To understand the meaning of each status condition, see the detailed reference for each pipeline type:

Set Up Health Monitoring and Alerts ​

For production environments, set up continuous monitoring by exporting the health metrics to your observability backend, where you can create dashboards and configure alerts using alert rules. For an example, see Integrate With SAP Cloud Logging

WARNING

Do not scrape the metrics endpoint of the OpenTelemetry Collector instances. These metrics are an internal implementation detail and are subject to breaking changes when the underlying Collector is updated. For stable health monitoring, rely on the status conditions of your LogPipeline, MetricPipeline, or TracePipeline custom resources.

To collect these health metrics, you must have at least one active MetricPipeline in your cluster. This pipeline automatically collects and exports health data for all of your pipelines, including LogPipeline and TracePipeline resources.

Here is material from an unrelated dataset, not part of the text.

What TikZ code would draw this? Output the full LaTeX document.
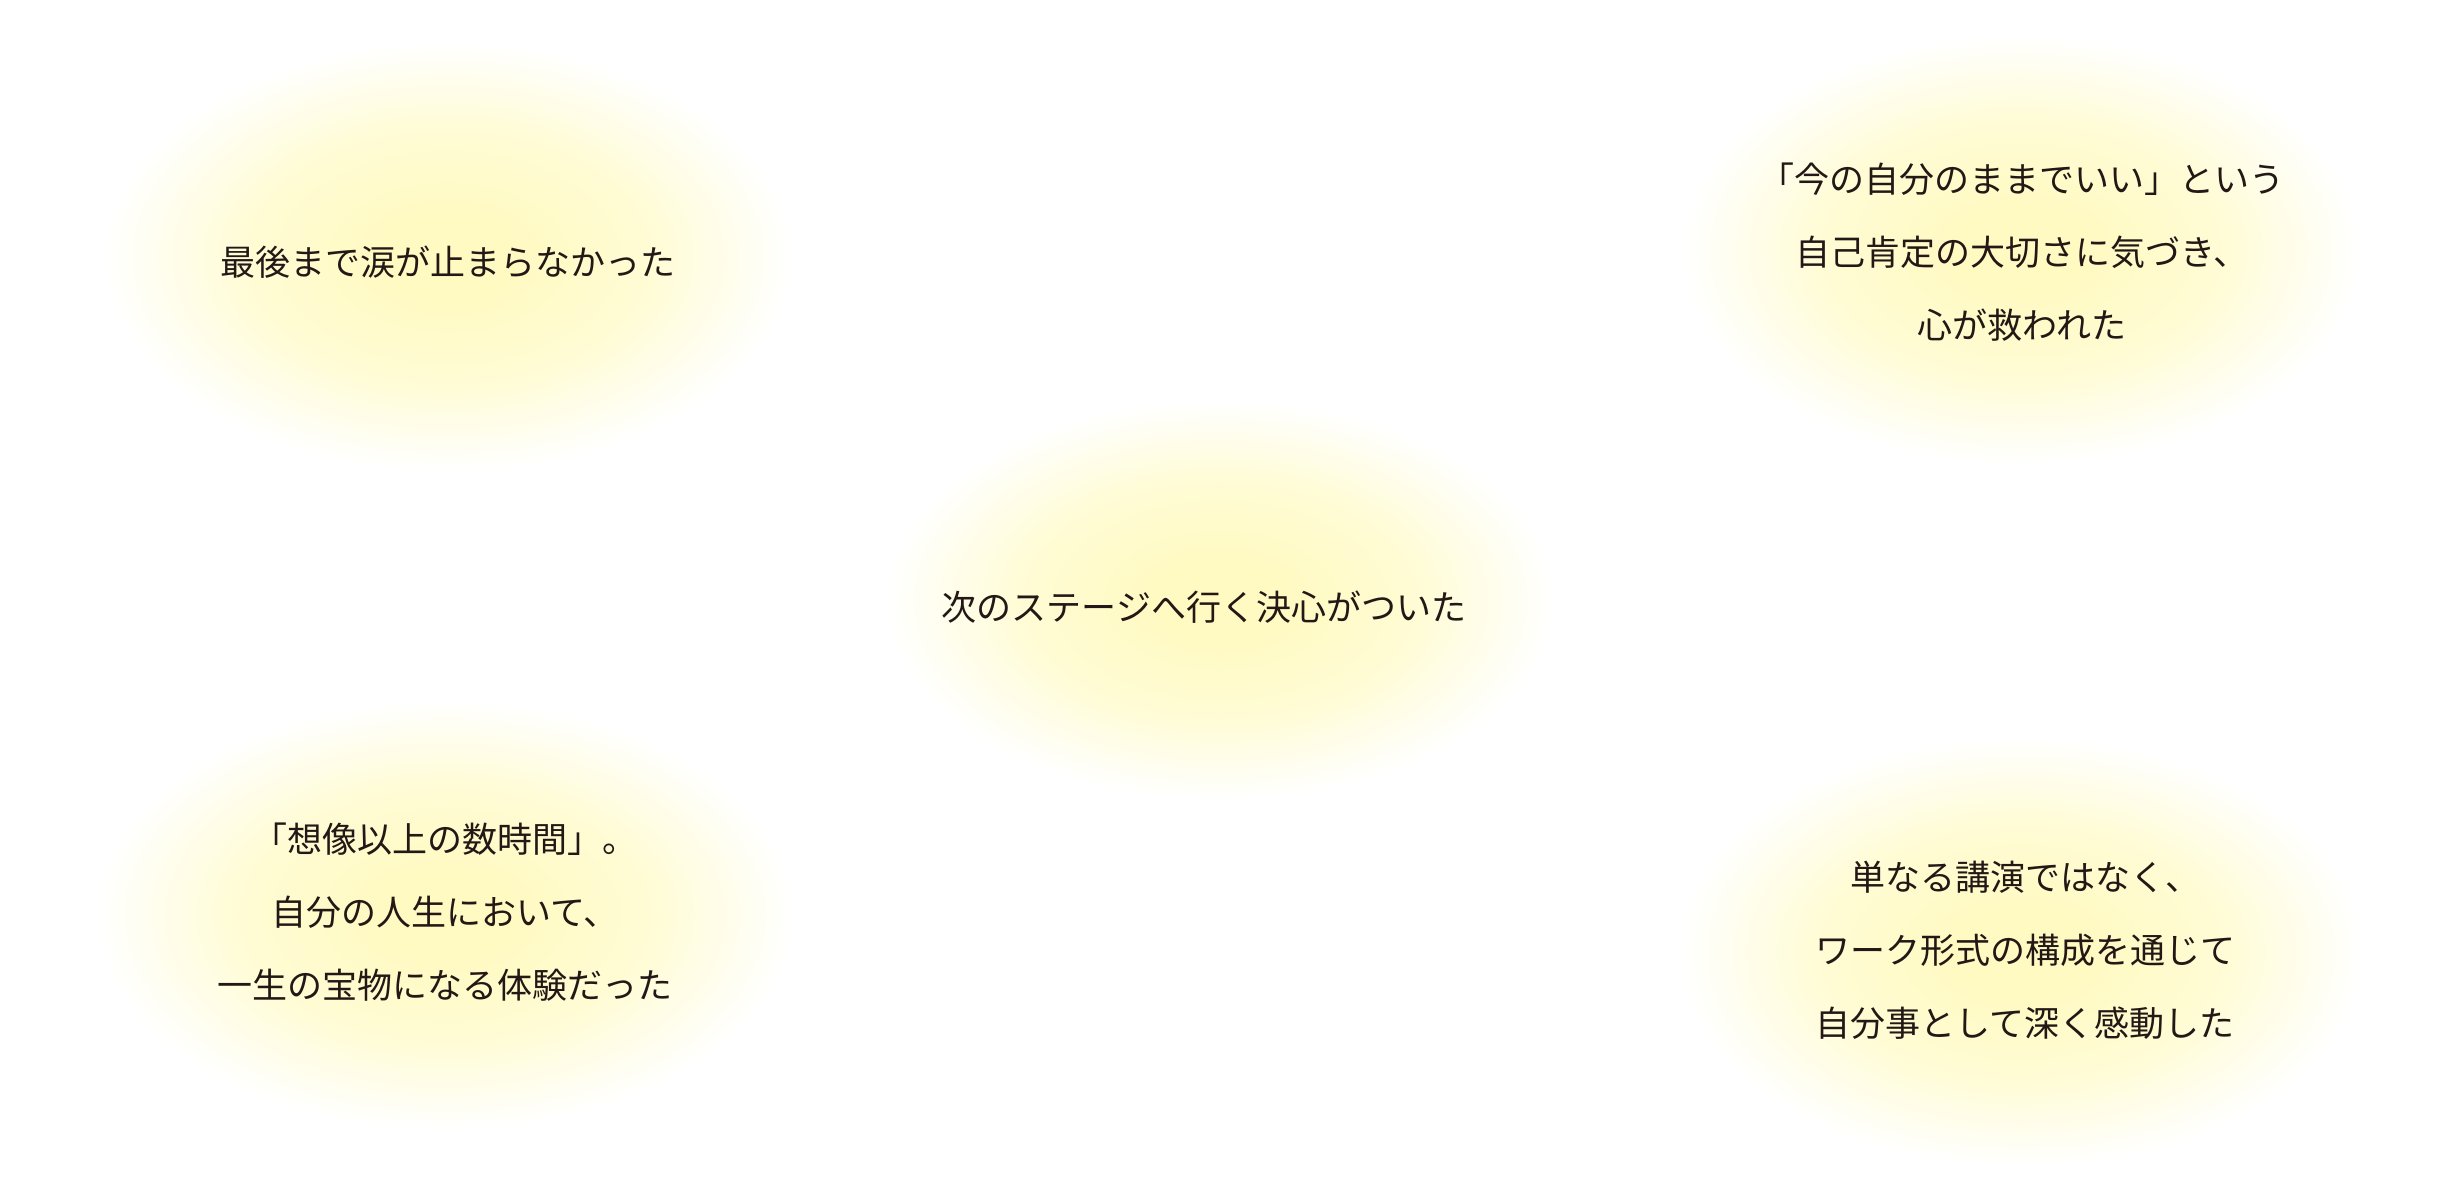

The Telemetry module emits the following metrics for health monitoring:

  • kyma.resource.status.conditions: Represents the status of a specific condition on a resource. It is available for all pipelines and the main Telemetry resource. Values: 1 ("True"), 0 ("False"), or -1 ("Unknown") Specific attributes:
    • metric.attributes.type: The type of the status condition
    • metric.attributes.status: The status of the condition
    • metric.attributes.reason: A programmatic identifier indicating the reason for the condition's last transition
  • kyma.resource.status.state: Represents the overall state of the main Telemetry resource. Values: 1 ("Ready") or 0 ("Not Ready") Specific attributes: state: The value of the status.state field
  • Additionally, the following attributes are attached to all health metrics to identify the source resource:
    • k8s.resource.group: The group of the resource
    • k8s.resource.version: The version of the resource
    • k8s.resource.kind: The kind of the resource
    • k8s.resource.name: The name of the resource

To create an alert, define a rule that triggers on a specific metric value. For example, to create an alert that fires if a pipeline's TelemetryFlowHealthy condition becomes "False" (indicating data flow issues), use the following PromQL query:

txt
min by (k8s_resource_name) ((kyma_resource_status_conditions{type="TelemetryFlowHealthy",k8s_resource_kind="metricpipelines"})) == 0

If there are issues with one of the pipelines, see Troubleshooting for the Telemetry Module.